Most Americans Understand the Need for Homeowners’ Insurance
Though most homeowners are like you—they dread making out the monthly insurance check—the majority understand the import of homeowners’ insurance. According to the Insurance Information Institute, approximately 95 percent of homes are insured. Compare that to the insured rate of cars—which is right around 87 percent—and it’s easy to see that people take their homes far more seriously than their vehicles. This is likely because homes are such a huge investment, and one people are just not willing to take a risk on.

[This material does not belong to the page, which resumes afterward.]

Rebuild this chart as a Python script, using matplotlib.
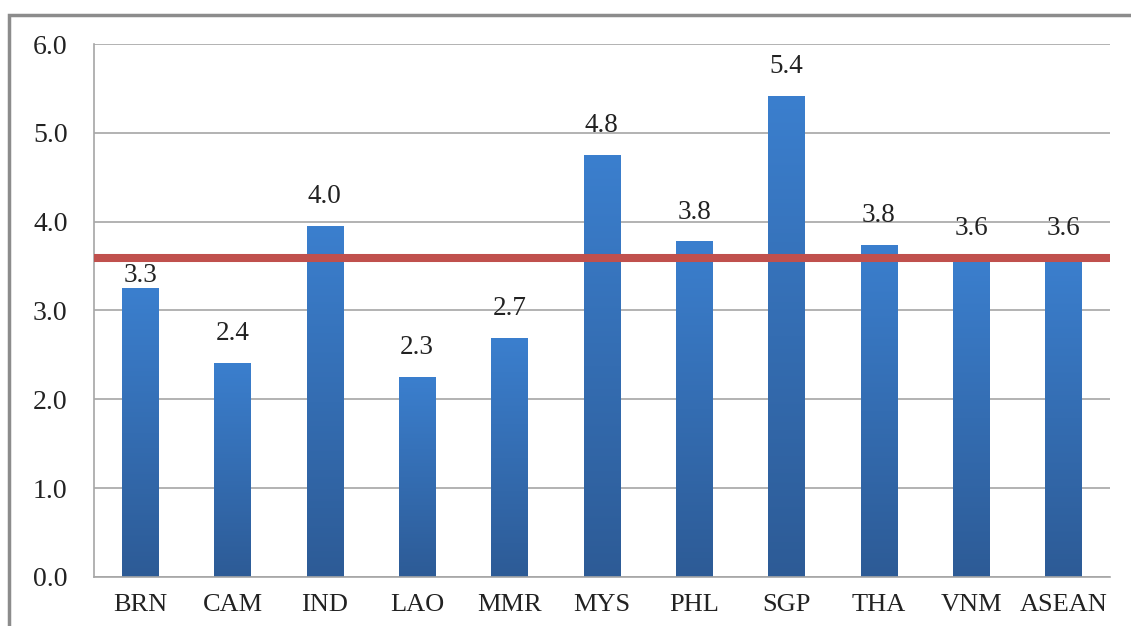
import numpy as np
import matplotlib
matplotlib.use("Agg")
import matplotlib.pyplot as plt
from matplotlib.patches import Rectangle
from matplotlib.colors import LinearSegmentedColormap

countries = ["BRN", "CAM", "IND", "LAO", "MMR", "MYS", "PHL", "SGP", "THA", "VNM", "ASEAN"]
scores = [3.25, 2.41, 3.95, 2.25, 2.69, 4.75, 3.78, 5.42, 3.74, 3.59, 3.59]
score_labels = ["3.3", "2.4", "4.0", "2.3", "2.7", "4.8", "3.8", "5.4", "3.8", "3.6", "3.6"]
asean_avg = 3.59

plt.rcParams['font.family'] = ['Liberation Serif', 'DejaVu Serif']

fig = plt.figure(figsize=(11.31, 6.26), dpi=100)
ax = fig.add_axes([0.0831, 0.0783, 0.898, 0.8514])

x = np.arange(len(countries))
bars = ax.bar(x, scores, width=0.39, color='none', zorder=2)

# vertical gradient inside every bar
grad_cmap = LinearSegmentedColormap.from_list("g", ["#2D5B96", "#3B7FCE"])
grad = np.linspace(0, 1, 256).reshape(-1, 1)
for b in bars:
    x0, y0 = b.get_x(), b.get_y()
    w, h = b.get_width(), b.get_height()
    im = ax.imshow(grad, cmap=grad_cmap, origin='lower', aspect='auto',
                   extent=(x0, x0 + w, y0, y0 + h), zorder=2)
    im.set_clip_path(b)

ax.axhline(asean_avg, color='#C0504D', lw=5.8, zorder=3)

for i, (v, lab) in enumerate(zip(scores, score_labels)):
    off = 0 if countries[i] == "BRN" else 12
    ax.annotate(lab, (x[i], v), xytext=(0, off), textcoords='offset points',
                ha='center', va='bottom', fontsize=19.5, color='#222222', zorder=4)

ax.set_xlim(-0.5, len(countries) - 0.5)
ax.set_ylim(0, 6)
ax.set_yticks(np.arange(0, 6.5, 1.0))
ax.set_yticklabels([f"{t:.1f}" for t in np.arange(0, 6.5, 1.0)])
ax.set_xticks(x)
ax.set_xticklabels(countries)
ax.tick_params(axis='y', length=0, pad=19, labelsize=20, colors='#222222')
ax.tick_params(axis='x', length=0, pad=12, labelsize=19, colors='#222222')

ax.grid(axis='y', color='#A6A6A6', lw=1.2, zorder=0)
ax.set_axisbelow(True)
for s in ['top', 'right']:
    ax.spines[s].set_visible(False)
ax.spines['left'].set_color('#A6A6A6')
ax.spines['bottom'].set_color('#A6A6A6')
ax.spines['left'].set_linewidth(1.2)
ax.spines['bottom'].set_linewidth(1.2)

# outer chart border
fig.patches.append(Rectangle((0.008, -0.1), 1.2, 1.076, transform=fig.transFigure,
                             fill=False, edgecolor='#8C8C8C', lw=2.5))

fig.savefig("out.png", dpi=100)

Self-Insurance is Not Practical
If you don’t have a Chicago homeowners insurance policy, the risk you’re taking is greater than you think. Homes require maintenance and a lot of it. At first, the repairs you may need to make will be small and easy to pay for out of pocket. However, as a home ages, the issues will grow. Your roof might need to be replaced, a job that costs, on average, between $5,000 and $13,000 depending on your location. Your home might undergo structural issues that cause your foundation to shift. On the low end, foundation repair costs right around $5,000, but depending on the severity of the issue can cost more than $10,000. Unless you’re rolling in the dough, chances are you cannot afford those kinds of expenses out of pocket. If you had insurance, however, you wouldn’t have to worry about it.
Risk of Foreclosure is Real
Most mortgage lenders require borrowers to maintain a homeowners’ insurance policy. If you drop your policy, you may discover that your bank does not think that is such a good idea via a foreclosure notice. That’s right—your bank can begin foreclosure proceedings if you cease to pay your policy. If you need to drop your insurance for financial reasons, consider doing away with some other expense, or even talk to your mortgage lender about restructuring your loan.
You May Lose All Your Belongings
As recent events prove, natural disasters don’t discriminate. The fires in California wiped out thousands of homes and the hurricanes along the Gulf and east coast caused billions of dollars in property damage. Those people lost everything, but most of them were able to obtain the money they needed to rebuild via their homeowners’ insurance policy.
If you are the victim of a natural disaster and don’t have a homeowners’ insurance policy, you risk losing everything and having no money with which to rebuild. For most people, that is not a risk they’re willing to take.
It is never a good idea to go without homeowners’ insurance. If you’re at a point in your life where finances are tight, talk to a financial advisor about ways in which you cut back on your spending that do not involve doing away with necessary protections.